I have looked in to the eyes of death and seen my mother's face in my aunt's body. "Hi Auntie Ellen, how are you"? I am shocked, and I bite my tongue because Auntie Ellen looks just like my mother. We move along like nothings wrong but my mother is looking at me but its not her. I am scared, I am freaked out, but I pretend its nothing because we have come to visit her and she needs me. I need her.
Has my mother somehow taken over Auntie Ellen's body? This is how I know Auntie Ellen is ready to go. Yes its her, no its clearly not, but they've always looked the same so I'm so confused.

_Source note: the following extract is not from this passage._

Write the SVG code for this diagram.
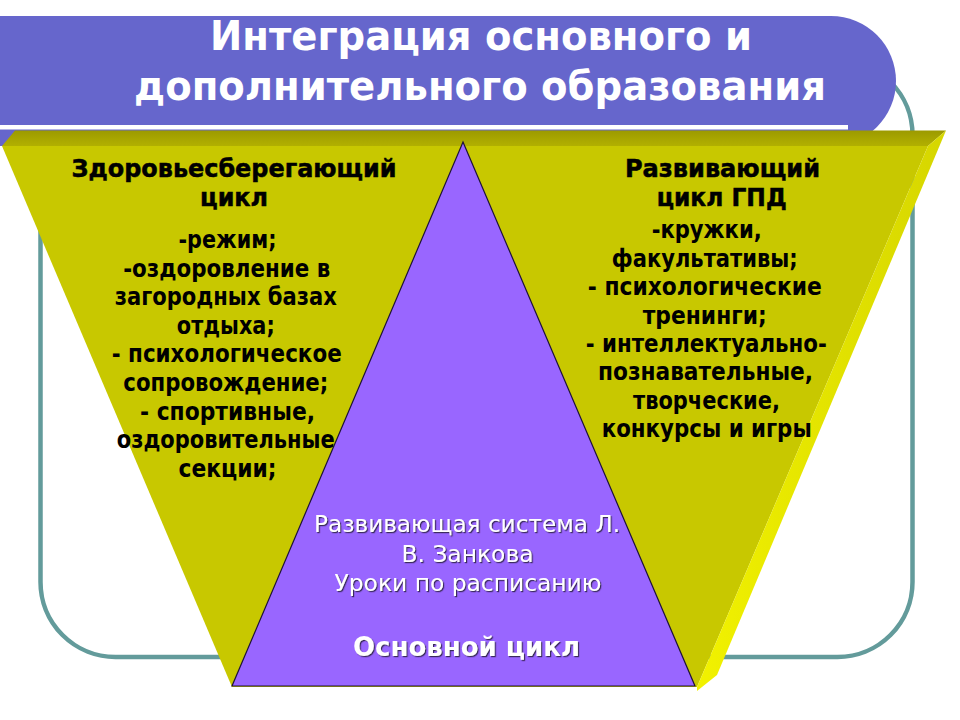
<svg xmlns="http://www.w3.org/2000/svg" width="960" height="720" viewBox="0 0 960 720">
  <defs>
    <linearGradient id="topBevel" x1="0" y1="0" x2="0" y2="1">
      <stop offset="0" stop-color="#9C9A00"/>
      <stop offset="1" stop-color="#B2B000"/>
    </linearGradient>
    <linearGradient id="sideBevel" x1="0" y1="0" x2="1" y2="0">
      <stop offset="0" stop-color="#F2F200"/>
      <stop offset="1" stop-color="#D6D600"/>
    </linearGradient>
    <filter id="shadow" x="-5%" y="-20%" width="110%" height="140%">
      <feDropShadow dx="1.2" dy="1.2" stdDeviation="0.4" flood-color="#2a2040" flood-opacity="0.85"/>
    </filter>
    <style>
      .title { font-family: "DejaVu Sans", "Liberation Sans", sans-serif; font-weight: bold; font-size: 41px; fill: #FFFFFF; text-anchor: middle; }
      .head { font-family: "DejaVu Sans", "Liberation Sans", sans-serif; font-weight: bold; font-size: 24px; fill: #000000; text-anchor: middle; stroke: #000000; stroke-width: 0.5px; }
      .body { font-family: "DejaVu Sans", "Liberation Sans", sans-serif; font-weight: bold; font-size: 25px; fill: #000000; text-anchor: middle; }
      .core { font-family: "DejaVu Sans", "Liberation Sans", sans-serif; font-size: 23px; fill: #FFFFFF; text-anchor: middle; filter: url(#shadow); }
      .coreHead { font-family: "DejaVu Sans", "Liberation Sans", sans-serif; font-weight: bold; font-size: 27px; fill: #FFFFFF; text-anchor: middle; filter: url(#shadow); }
    </style>
  </defs>

  <rect width="960" height="720" fill="#FFFFFF"/>

  <g id="frame">
    <rect x="40.5" y="60" width="872" height="597" rx="75" ry="75" fill="none" stroke="#639B9B" stroke-width="4.5"/>
  </g>

  <g id="banner">
    <rect x="-80" y="16" width="976" height="130" rx="65" ry="65" fill="#6666CC"/>
    <rect x="0" y="125" width="848" height="4.5" fill="#FFFFFF"/>
    <text class="title" x="481" y="50" textLength="542" lengthAdjust="spacingAndGlyphs">Интеграция основного и</text>
    <text class="title" x="480" y="100" textLength="692" lengthAdjust="spacingAndGlyphs">дополнительного образования</text>
  </g>

  <g id="supplement">
    <polygon points="15,130.5 946,130.5 928,146 2,146" fill="url(#topBevel)"/>
    <polygon points="2,146 928,146 697,687 232,687" fill="#C8C800"/>
    <polygon points="946,130.5 717,675 697,691 697,687 928,146" fill="url(#sideBevel)"/>
  </g>

  <g id="core-cycle">
    <polygon points="463,142 695,686 232,686" fill="#9966FF" stroke="#1E1238" stroke-width="1.2" stroke-linejoin="miter"/>
    <text class="core" x="467" y="531.5" textLength="306" lengthAdjust="spacingAndGlyphs">Развивающая система Л.</text>
    <text class="core" x="467.5" y="561.5" textLength="132" lengthAdjust="spacingAndGlyphs">В. Занкова</text>
    <text class="core" x="468" y="590.5" textLength="267" lengthAdjust="spacingAndGlyphs">Уроки по расписанию</text>
    <text class="coreHead" x="466.5" y="656" textLength="227" lengthAdjust="spacingAndGlyphs">Основной цикл</text>
  </g>

  <g id="health-cycle">
    <text class="head" x="234" y="177" textLength="325" lengthAdjust="spacingAndGlyphs">Здоровьесберегающий</text>
    <text class="head" x="234" y="206" textLength="68" lengthAdjust="spacingAndGlyphs">цикл</text>
    <text class="body" x="227.5" y="248" textLength="98" lengthAdjust="spacingAndGlyphs">-режим;</text>
    <text class="body" x="226.7" y="276.6" textLength="207" lengthAdjust="spacingAndGlyphs">-оздоровление в</text>
    <text class="body" x="225.8" y="305.2" textLength="222" lengthAdjust="spacingAndGlyphs">загородных базах</text>
    <text class="body" x="225.8" y="333.8" textLength="98" lengthAdjust="spacingAndGlyphs">отдыха;</text>
    <text class="body" x="226.7" y="362.4" textLength="230" lengthAdjust="spacingAndGlyphs">- психологическое</text>
    <text class="body" x="225.8" y="391" textLength="205" lengthAdjust="spacingAndGlyphs">сопровождение;</text>
    <text class="body" x="227.5" y="419.6" textLength="175" lengthAdjust="spacingAndGlyphs">- спортивные,</text>
    <text class="body" x="225.8" y="448.2" textLength="218" lengthAdjust="spacingAndGlyphs">оздоровительные</text>
    <text class="body" x="227.5" y="476.8" textLength="98" lengthAdjust="spacingAndGlyphs">секции;</text>
  </g>

  <g id="development-cycle">
    <text class="head" x="722.5" y="177" textLength="195" lengthAdjust="spacingAndGlyphs">Развивающий</text>
    <text class="head" x="721.7" y="206" textLength="130" lengthAdjust="spacingAndGlyphs">цикл ГПД</text>
    <text class="body" x="706.7" y="238.3" textLength="110" lengthAdjust="spacingAndGlyphs">-кружки,</text>
    <text class="body" x="704.8" y="266.7" textLength="186" lengthAdjust="spacingAndGlyphs">факультативы;</text>
    <text class="body" x="704.8" y="295.1" textLength="234" lengthAdjust="spacingAndGlyphs">- психологические</text>
    <text class="body" x="704.7" y="323.5" textLength="124" lengthAdjust="spacingAndGlyphs">тренинги;</text>
    <text class="body" x="706.3" y="351.9" textLength="241" lengthAdjust="spacingAndGlyphs">- интеллектуально-</text>
    <text class="body" x="705.5" y="380.3" textLength="215" lengthAdjust="spacingAndGlyphs">познавательные,</text>
    <text class="body" x="706.5" y="408.7" textLength="147" lengthAdjust="spacingAndGlyphs">творческие,</text>
    <text class="body" x="706.7" y="437.1" textLength="210" lengthAdjust="spacingAndGlyphs">конкурсы и игры</text>
  </g>
</svg>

She looks like my mother right before she died, but I did not know my mother was going to die then. Now I know the look of death. I thought you just take chemo and you get better and you live on. My friend later told me her husband said, "Julie doesn't know her mother is going to die". How could I be so naive?
She gives me her yarn, she asks me a question. She smiles at me in her brown beenie cap. She talks to me about death. "Sharon says I am giving away my things too soon, but I'm going to die". I'm too chicken to say what I think, "Yes, Auntie Ellen, everyone dies. Are you afraid?" I'm afraid, but somehow I'm not.
She dies one week later. My heart sinks but it doesn't because I know she is at peace. She is looking at me and I am looking back at her. Is it you? Who are you? Why do you have to die?
I have looked in to the eyes of death and felt no fear.